## begin Record extracts
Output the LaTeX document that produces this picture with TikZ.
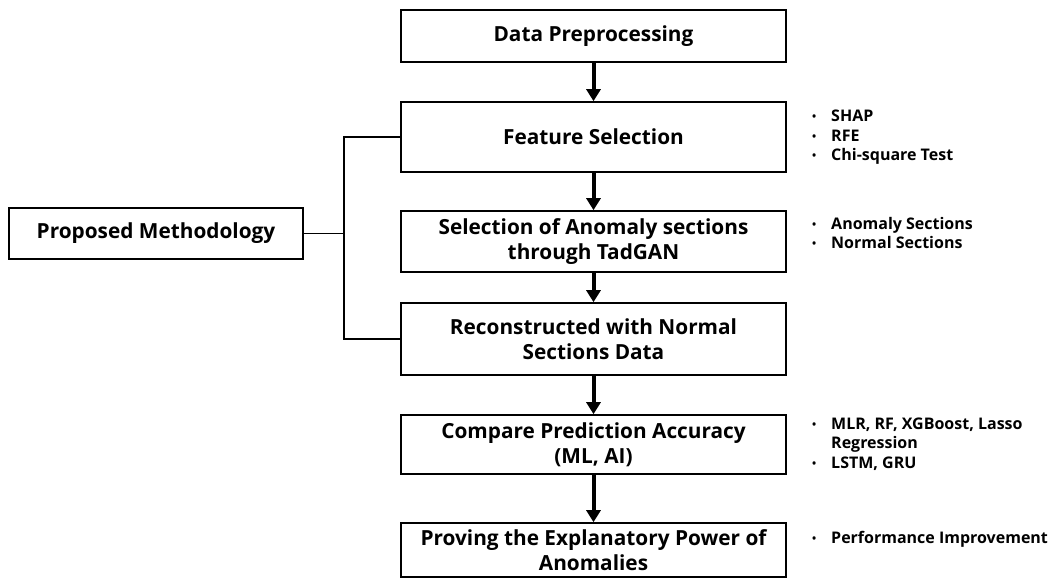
\documentclass[tikz,border=0pt]{standalone}
\usepackage{fontspec}
\setmainfont{Open Sans}
\usetikzlibrary{arrows.meta}
\newcommand{\bul}{\makebox[19pt][l]{\fontsize{11}{11}\selectfont\raisebox{1pt}{•}}}
\begin{document}
\begin{tikzpicture}[x=1pt,y=-1pt,
  box/.style={draw=black, line width=1.6pt, fill=white, inner sep=0pt, align=center,
    font=\fontsize{20.8}{25}\selectfont\bfseries, text=black},
  flow/.style={line width=4pt, -{Triangle[width=14pt,length=12pt]}},
  link/.style={line width=1.5pt},
  blist/.style={anchor=west, align=left, inner sep=0pt,
    font=\fontsize{16}{19.5}\selectfont\bfseries}]
\useasboundingbox (0,0) rectangle (1051,578);
\node[box, minimum width=385pt, minimum height=52pt] (data) at (593.5,36) {Data Preprocessing};
\node[box, minimum width=385pt, minimum height=70pt] (feat) at (593.5,137) {Feature Selection};
\node[box, minimum width=385pt, minimum height=61pt] (sel) at (593.5,241.5) {Selection of Anomaly sections\\through TadGAN};
\node[box, minimum width=385pt, minimum height=72pt] (recon) at (593.5,339) {Reconstructed with Normal\\Sections Data};
\node[box, minimum width=385pt, minimum height=59pt] (comp) at (593.5,444.5) {Compare Prediction Accuracy\\(ML, AI)};
\node[box, minimum width=385pt, minimum height=54pt] (prov) at (593.5,550) {Proving the Explanatory Power of\\Anomalies};
\node[box, minimum width=294pt, minimum height=51pt] (prop) at (156,233.5) {Proposed Methodology};

\draw[flow] (data.south) -- (feat.north);
\draw[flow] (feat.south) -- (sel.north);
\draw[flow] (sel.south) -- (recon.north);
\draw[flow] (recon.south) -- (comp.north);
\draw[flow] (comp.south) -- (prov.north);

\coordinate (bx) at (344,0);
\draw[link] (feat.west) -- (feat.west -| bx) -- (recon.west -| bx) -- (recon.west);
\draw[link] (prop.east) -- (prop.east -| bx);

\node[blist] (l1) at (812,137.5) {\bul SHAP\\\bul RFE\\\bul Chi-square Test};
\node[blist] (l2) at (812,233) {\bul Anomaly Sections\\\bul Normal Sections};
\node[blist] (l3) at (812,444) {\bul MLR, RF, XGBoost, Lasso\\\hspace*{19pt}Regression\\\bul LSTM, GRU};
\node[blist] (l4) at (812,539) {\bul Performance Improvement};
\end{tikzpicture}
\end{document}
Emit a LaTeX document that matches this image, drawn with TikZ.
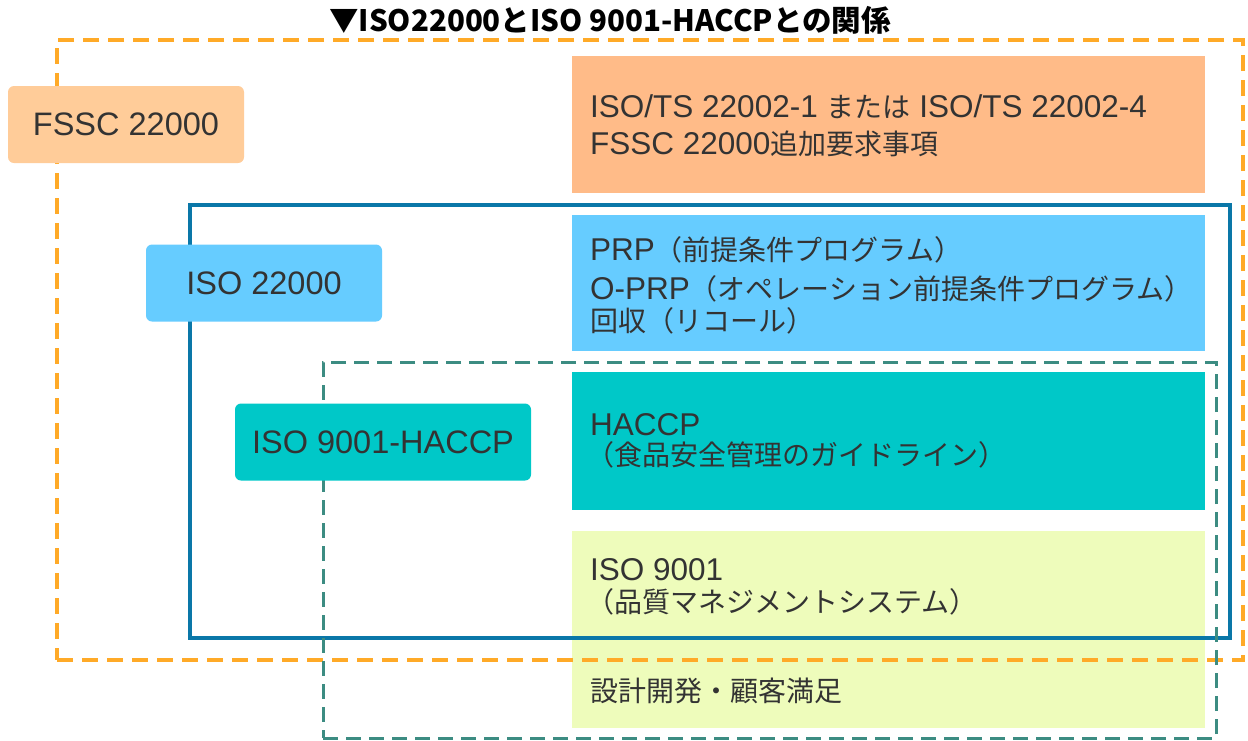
\documentclass[tikz,border=0pt]{standalone}
\usepackage{fontspec}
\setmainfont{Liberation Sans}
\newfontfamily\jpfont{Noto Sans CJK JP}
\newcommand\jt[1]{{\jpfont\fontsize{28}{33}\selectfont #1}}
\definecolor{cOrange}{RGB}{255,170,40}
\definecolor{cPeach}{RGB}{255,204,153}
\definecolor{cSalmon}{RGB}{255,187,136}
\definecolor{cBlue}{RGB}{10,119,168}
\definecolor{cSky}{RGB}{102,204,255}
\definecolor{cTealLine}{RGB}{60,140,130}
\definecolor{cTeal}{RGB}{0,200,200}
\definecolor{cLime}{RGB}{238,252,187}
\definecolor{cText}{RGB}{51,51,51}
\tikzset{
  frameorange/.style={draw=cOrange, line width=3.5pt, dash pattern=on 16pt off 9pt, inner sep=0pt, outer sep=0pt, anchor=north west},
  frameblue/.style={draw=cBlue, line width=4pt, inner sep=0pt, outer sep=0pt, anchor=north west},
  frameteal/.style={draw=cTealLine, line width=3pt, dash pattern=on 15pt off 8pt, inner sep=0pt, outer sep=0pt, anchor=north west},
  panel/.style={draw=none, inner sep=0pt, outer sep=0pt, anchor=north west},
  tag/.style={rounded corners=6pt, text=cText, font=\fontsize{32.5}{38}\selectfont, inner sep=0pt, minimum width=236pt, minimum height=77pt},
  txt/.style={anchor=base west, text=cText, font=\fontsize{31.5}{37}\selectfont, inner sep=0pt}
}
\begin{document}
\begin{tikzpicture}[x=1pt,y=-1pt]
\useasboundingbox (0,0) rectangle (1248,740);
\fill[white] (0,0) rectangle (1248,740);
% title
\node (title) [anchor=base, inner sep=0pt, text=black, font=\jpfont\bfseries\fontsize{29.5}{34}\selectfont] at (610,31) {▼ISO22000とISO 9001-HACCPとの関係};
% right panels
\node (pOrange) [panel, fill=cSalmon, minimum width=633pt, minimum height=137pt] at (572,56) {};
\node (pBlue) [panel, fill=cSky, minimum width=633pt, minimum height=136pt] at (572,215) {};
\node (pTeal) [panel, fill=cTeal, minimum width=633pt, minimum height=138pt] at (572,372) {};
\node (pLime) [panel, fill=cLime, minimum width=633pt, minimum height=197pt] at (572,531) {};
% frames
\node (fOrange) [frameorange, minimum width=1186pt, minimum height=620pt] at (57,40) {};
\node (fBlue) [frameblue, minimum width=1040pt, minimum height=433pt] at (190,205) {};
\node (fTeal) [frameteal, minimum width=893pt, minimum height=376pt] at (323,362) {};
% left tags
\node (tFssc) [tag, fill=cPeach] at (126,124.5) {FSSC 22000};
\node (tIso) [tag, fill=cSky] at (264,283) {ISO 22000};
\node (tHaccp) [tag, fill=cTeal, minimum width=296pt] at (383,442) {ISO 9001-HACCP};
% texts
\node (o1) [txt] at (590,117) {ISO/TS 22002-1 \jt{または} ISO/TS 22002-4};
\node (o2) [txt] at (590,154) {FSSC 22000\jt{追加要求事項}};
\node (b1) [txt] at (590,260) {PRP\jt{（前提条件プログラム）}};
\node (b2) [txt] at (590,299) {O-PRP\jt{（オペレーション前提条件プログラム）}};
\node (b3) [txt] at (590,331) {\jt{回収（リコール）}};
\node (h1) [txt] at (590,435) {HACCP};
\node (h2) [txt] at (586,465) {\jt{（食品安全管理のガイドライン）}};
\node (l1) [txt] at (590,580) {ISO 9001};
\node (l2) [txt] at (586,612) {\jt{（品質マネジメントシステム）}};
\node (l3) [txt] at (590,701) {\jt{設計開発・顧客満足}};
\end{tikzpicture}
\end{document}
## end Record extracts
__Problem description__. Pictures are excluded; extract exactly the lines from the start of the data through the line that holds "minimum width=294pt, minimum", both ends included.

__Response__.
Output the LaTeX document that produces this picture with TikZ.
\documentclass[tikz,border=0pt]{standalone}
\usepackage{fontspec}
\setmainfont{Open Sans}
\usetikzlibrary{arrows.meta}
\newcommand{\bul}{\makebox[19pt][l]{\fontsize{11}{11}\selectfont\raisebox{1pt}{•}}}
\begin{document}
\begin{tikzpicture}[x=1pt,y=-1pt,
  box/.style={draw=black, line width=1.6pt, fill=white, inner sep=0pt, align=center,
    font=\fontsize{20.8}{25}\selectfont\bfseries, text=black},
  flow/.style={line width=4pt, -{Triangle[width=14pt,length=12pt]}},
  link/.style={line width=1.5pt},
  blist/.style={anchor=west, align=left, inner sep=0pt,
    font=\fontsize{16}{19.5}\selectfont\bfseries}]
\useasboundingbox (0,0) rectangle (1051,578);
\node[box, minimum width=385pt, minimum height=52pt] (data) at (593.5,36) {Data Preprocessing};
\node[box, minimum width=385pt, minimum height=70pt] (feat) at (593.5,137) {Feature Selection};
\node[box, minimum width=385pt, minimum height=61pt] (sel) at (593.5,241.5) {Selection of Anomaly sections\\through TadGAN};
\node[box, minimum width=385pt, minimum height=72pt] (recon) at (593.5,339) {Reconstructed with Normal\\Sections Data};
\node[box, minimum width=385pt, minimum height=59pt] (comp) at (593.5,444.5) {Compare Prediction Accuracy\\(ML, AI)};
\node[box, minimum width=385pt, minimum height=54pt] (prov) at (593.5,550) {Proving the Explanatory Power of\\Anomalies};
\node[box, minimum width=294pt, minimum height=51pt] (prop) at (156,233.5) {Proposed Methodology};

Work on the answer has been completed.